The Everglades Protection Area is a protected area of the Florida Everglades as defined by the Everglades Forever Act and includes Water Conservation Area 1 (a.k.a. the Arthur R. Marshall Loxahatchee National Wildlife Refuge), Water Conservation Area 2, made up of WCA-2a and WCA-2b, Water Conservation Area 3, made up of WCA-3a and WCA-3b, and the Everglades National Park.

==History==
Decades before the passing of the Everglades Forever Act, the Everglades region has struggled to support the infrastructure that developed Southern Florida. This was done through the building of canals and levees. However, though this development allowed for Southern Florida to develop land available for agriculture and housing, it ultimately put the Everglades region in danger. As a result of the environmental strain that the Everglades region had faced, the Florida state government attempted to resolve the issue. The Florida state government initially achieved this by the passing of the Marjory Stoneman Douglas Everglades Protection Act in 1991 and they planned a way to fix the growing issues with the Everglades Protection Act. The Act was approved by Governor Lawton Chiles on May 3, 1994, and is filed as Chapter 94-115 of the General Acts, Resolutions, of the Florida Legislature published in 1994.

==Phosphorus Reduction==
The Act directed the State of Florida to develop a phosphorus criterion standard for the Everglades Protection Area.

==Everglades Construction Project (1997)==
Using data collected from the Everglades Nutrient Removal Project, which acted as a small scale model offering insight into the best implementation of both design and management, the Everglades Construction Project began in the spring of 1997 and was part of an $825 million water quality restoration project included in the Everglades Forever Act. In an effort to help restore the Everglades ecosystem, the project proposed the construction of 6 flow-through treatment marshes, called Stormwater treatment areas, to help reduce phosphorus levels in water that was bound for Everglades National Park.

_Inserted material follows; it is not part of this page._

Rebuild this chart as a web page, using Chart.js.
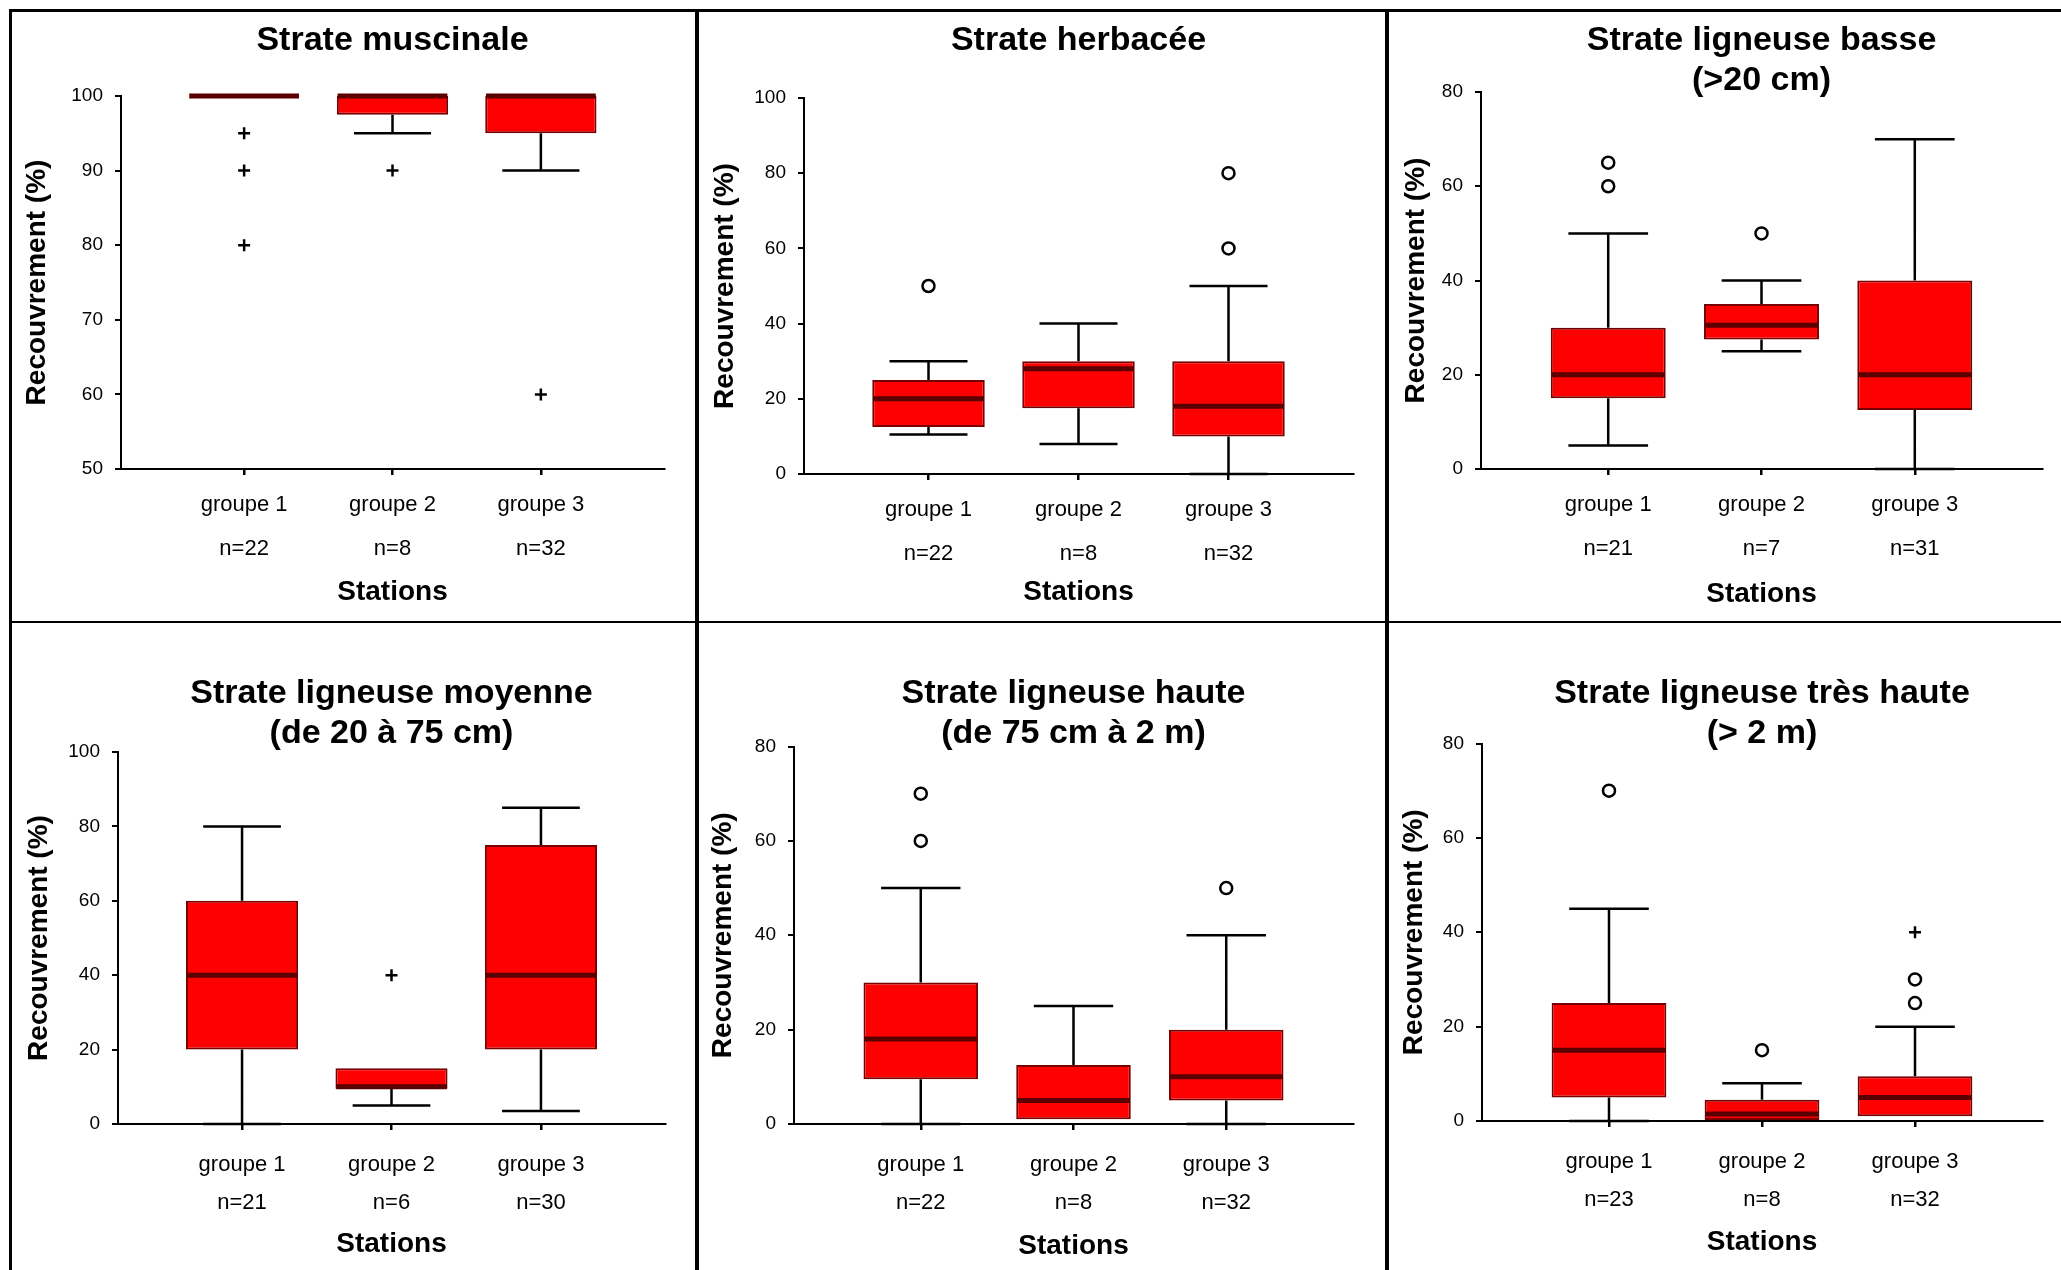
<!DOCTYPE html>
<html>
<head>
<meta charset="utf-8">
<script src="https://cdn.jsdelivr.net/npm/chart.js@4.4.1/dist/chart.umd.min.js"></script>
<style>
html, body { margin: 0; padding: 0; background: #fff; }
body { width: 2061px; height: 1270px; position: relative; overflow: hidden; }
canvas { position: absolute; }
.trait { position: absolute; background: #000; }
</style>
</head>
<body>
<div class="trait" style="left:9px;top:9px;width:2052px;height:3px"></div>
<div class="trait" style="left:9px;top:9px;width:3px;height:1261px"></div>
<div class="trait" style="left:695px;top:9px;width:4px;height:1261px"></div>
<div class="trait" style="left:1385px;top:9px;width:4px;height:1261px"></div>
<div class="trait" style="left:9px;top:621px;width:2052px;height:2px"></div>
<script>
const groupes = ['groupe 1', 'groupe 2', 'groupe 3'];
const titres = [
  'Strate muscinale',
  'Strate herbacée',
  ['Strate ligneuse basse', '(>20 cm)'],
  ['Strate ligneuse moyenne', '(de 20 à 75 cm)'],
  ['Strate ligneuse haute', '(de 75 cm à 2 m)'],
  ['Strate ligneuse très haute', '(> 2 m)']
];
const effectifs = [[22, 8, 32], [22, 8, 32], [21, 7, 31], [21, 6, 30], [22, 8, 32], [23, 8, 32]];
const minimum   = [[100, 95, 90], [10.5, 8, 0], [5, 25, 0], [0, 5, 3.5], [0, 1, 0], [0, 0, 1]];
const quartile1 = [[100, 97.5, 95], [12.5, 17.5, 10], [15, 27.5, 12.5], [20, 9.5, 20], [9.5, 1, 5], [5, 0, 1]];
const mediane   = [[100, 100, 100], [20, 28, 18], [20, 30.5, 20], [40, 10, 40], [18, 5, 10], [15, 1.5, 5]];
const quartile3 = [[100, 100, 100], [25, 30, 30], [30, 35, 40], [60, 15, 75], [30, 12.5, 20], [25, 4.5, 9.5]];
const maximum   = [[100, 100, 100], [30, 40, 50], [50, 40, 70], [80, 15, 85], [50, 25, 40], [45, 8, 20]];
const atypiques = [[[], [], []], [[50], [], [60, 80]], [[60, 65], [50], []], [[], [], []], [[60, 70], [], [50]], [[70], [15], [25, 30]]];
const extremes  = [[[95, 90, 80], [90], [60]], [[], [], []], [[], [], []], [[], [40], []], [[], [], []], [[], [], [40]]];
const axeMin = [50, 0, 0, 0, 0, 0];
const axeMax = [100, 100, 80, 100, 80, 80];
const axePas = [10, 20, 20, 20, 20, 20];

// placement de chaque cadre dans la page (px)
const cadres = [
  {x: 12, y: 12, w: 682, h: 609, gauche: 121, droite: 664, haut: 96, bas: 469, titreY: 41, stationsY: 592, axeTitreX: 37, ligne: 44, ecart: 36},
  {x: 700, y: 12, w: 685, h: 609, gauche: 804, droite: 1353, haut: 98, bas: 474, titreY: 41, stationsY: 592, axeTitreX: 725, ligne: 44, ecart: 36},
  {x: 1389, y: 12, w: 672, h: 609, gauche: 1481, droite: 2042, haut: 92, bas: 469, titreY: 41, stationsY: 594, axeTitreX: 1416, ligne: 44, ecart: 36},
  {x: 12, y: 624, w: 682, h: 646, gauche: 118, droite: 665, haut: 752, bas: 1124, titreY: 694, stationsY: 1244, axeTitreX: 39, ligne: 38, ecart: 41},
  {x: 700, y: 624, w: 685, h: 646, gauche: 794, droite: 1353, haut: 746.5, bas: 1124, titreY: 693.5, stationsY: 1246, axeTitreX: 723.5, ligne: 38, ecart: 41},
  {x: 1389, y: 624, w: 672, h: 646, gauche: 1482, droite: 2042, haut: 743.5, bas: 1121, titreY: 693.5, stationsY: 1242, axeTitreX: 1414, ligne: 38, ecart: 41}
];

Chart.defaults.font.family = '"Liberation Sans", Arial, Helvetica, sans-serif';
Chart.defaults.color = '#000';
Chart.defaults.animation = false;

const demiBoite = 0.37;
const demiMoustache = 0.26;
const tailleTicks = 22;

function moustaches(p) {
  let pts = [];
  groupes.forEach((g, i) => {
    let x = i + 1;
    if (maximum[p][i] > quartile3[p][i]) {
      pts.push({x: x, y: quartile3[p][i]}, {x: x, y: maximum[p][i]}, {x: x, y: null});
      pts.push({x: x - demiMoustache, y: maximum[p][i]}, {x: x + demiMoustache, y: maximum[p][i]}, {x: x, y: null});
    }
    if (minimum[p][i] < quartile1[p][i]) {
      pts.push({x: x, y: quartile1[p][i]}, {x: x, y: minimum[p][i]}, {x: x, y: null});
      pts.push({x: x - demiMoustache, y: minimum[p][i]}, {x: x + demiMoustache, y: minimum[p][i]}, {x: x, y: null});
    }
  })
  return pts;
}

function medianes(p) {
  let pts = [];
  groupes.forEach((g, i) => {
    let x = i + 1;
    pts.push({x: x - demiBoite, y: mediane[p][i]}, {x: x + demiBoite, y: mediane[p][i]}, {x: x, y: null});
  })
  return pts;
}

function points(liste) {
  let pts = [];
  liste.forEach((vals, i) => vals.forEach(v => pts.push({x: i + 1, y: v})));
  return pts;
}

cadres.forEach((c, p) => {
  let canvas = document.createElement('canvas');
  canvas.width = c.w;
  canvas.height = c.h;
  canvas.style.left = c.x + 'px';
  canvas.style.top = c.y + 'px';
  document.body.appendChild(canvas);

  let nbLignes = Array.isArray(titres[p]) ? titres[p].length : 1;
  let hLigne = 40;
  let titreHaut = c.titreY - c.y - hLigne / 2;
  let titreBas = (c.haut - c.y) - titreHaut - hLigne * nbLignes;
  let largeurY = c.gauche - c.x;
  let hauteurX = c.stationsY - c.bas + 16.8;
  let margeBas = c.h - (c.bas - c.y) - hauteurX;
  let margeDroite = c.x + c.w - c.droite;
  let padTicksX = c.ecart - 6 - c.ligne / 2;

  new Chart(canvas.getContext('2d'), {
    type: 'bar',
    data: {
      datasets: [
        {
          type: 'line', data: moustaches(p), borderColor: '#000', borderWidth: 2.5,
          pointRadius: 0, fill: false, spanGaps: false, order: 4, clip: false
        },
        {
          type: 'bar',
          data: groupes.map((g, i) => ({x: i + 1, y: [quartile1[p][i], quartile3[p][i]]})),
          backgroundColor: '#ff0000', borderColor: '#780000', borderWidth: 2,
          borderSkipped: false, barPercentage: 0.75, categoryPercentage: 1, order: 3
        },
        {
          type: 'line', data: medianes(p), borderColor: '#5a0000', borderWidth: 5,
          pointRadius: 0, fill: false, spanGaps: false, order: 2, clip: false
        },
        {
          type: 'scatter', data: points(atypiques[p]), pointStyle: 'circle', pointRadius: 6,
          pointBorderWidth: 2.5, pointBorderColor: '#000', pointBackgroundColor: '#fff', order: 1, clip: false
        },
        {
          type: 'scatter', data: points(extremes[p]), pointStyle: 'cross', pointRadius: 6,
          pointBorderWidth: 2.5, pointBorderColor: '#000', order: 1, clip: false
        }
      ]
    },
    options: {
      responsive: false,
      devicePixelRatio: 1,
      layout: {padding: {top: 0, left: 0, right: margeDroite, bottom: margeBas}},
      plugins: {
        legend: {display: false},
        tooltip: {enabled: false},
        title: {
          display: true, text: titres[p], fullSize: false, color: '#000',
          font: {size: 34, weight: 'bold', lineHeight: hLigne / 34},
          padding: {top: titreHaut, bottom: titreBas}
        }
      },
      scales: {
        x: {
          type: 'linear', min: 0.17, max: 3.83, offset: false,
          afterBuildTicks: (s) => { s.ticks = groupes.map((g, i) => ({value: i + 1})); },
          afterFit: (s) => { s.height = hauteurX; },
          ticks: {
            autoSkip: false, maxRotation: 0, padding: padTicksX, color: '#000',
            font: {size: tailleTicks, lineHeight: c.ligne / tailleTicks},
            callback: (v) => [groupes[v - 1], 'n=' + effectifs[p][v - 1]]
          },
          grid: {offset: false, drawOnChartArea: false, tickLength: 6, color: '#000', lineWidth: 2.5},
          border: {display: true, color: '#000', width: 2},
          title: {
            display: true, text: 'Stations', color: '#000',
            font: {size: 28, weight: 'bold', lineHeight: 1.2}, padding: {top: 0, bottom: 0}
          }
        },
        y: {
          min: axeMin[p], max: axeMax[p],
          afterFit: (s) => { s.width = largeurY; },
          ticks: {stepSize: axePas[p], padding: 12, color: '#000', font: {size: 19}},
          grid: {drawOnChartArea: false, tickLength: 6, color: '#000', lineWidth: 2},
          border: {display: true, color: '#000', width: 2},
          title: {
            display: true, text: 'Recouvrement (%)', color: '#000',
            font: {size: 28, weight: 'bold', lineHeight: 1.2},
            padding: {top: c.axeTitreX - c.x - 16.8, bottom: 0}
          }
        }
      }
    }
  });
});
</script>
</body>
</html>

Meant to augment the natural filtration abilities of marshes, the plan called for STA construction on more than 40,000 acres of land. Each of the STA locations are positioned downstream of major agricultural discharge canals therefore ensuring that all water flowing to the Everglades would first have to pass through for treatment.

==Agriculture Privilege Tax==
The Act created a tax on farmers in the Everglades Agricultural Area, which would be reduced if farmers in the EAA complied with Best Management Practices.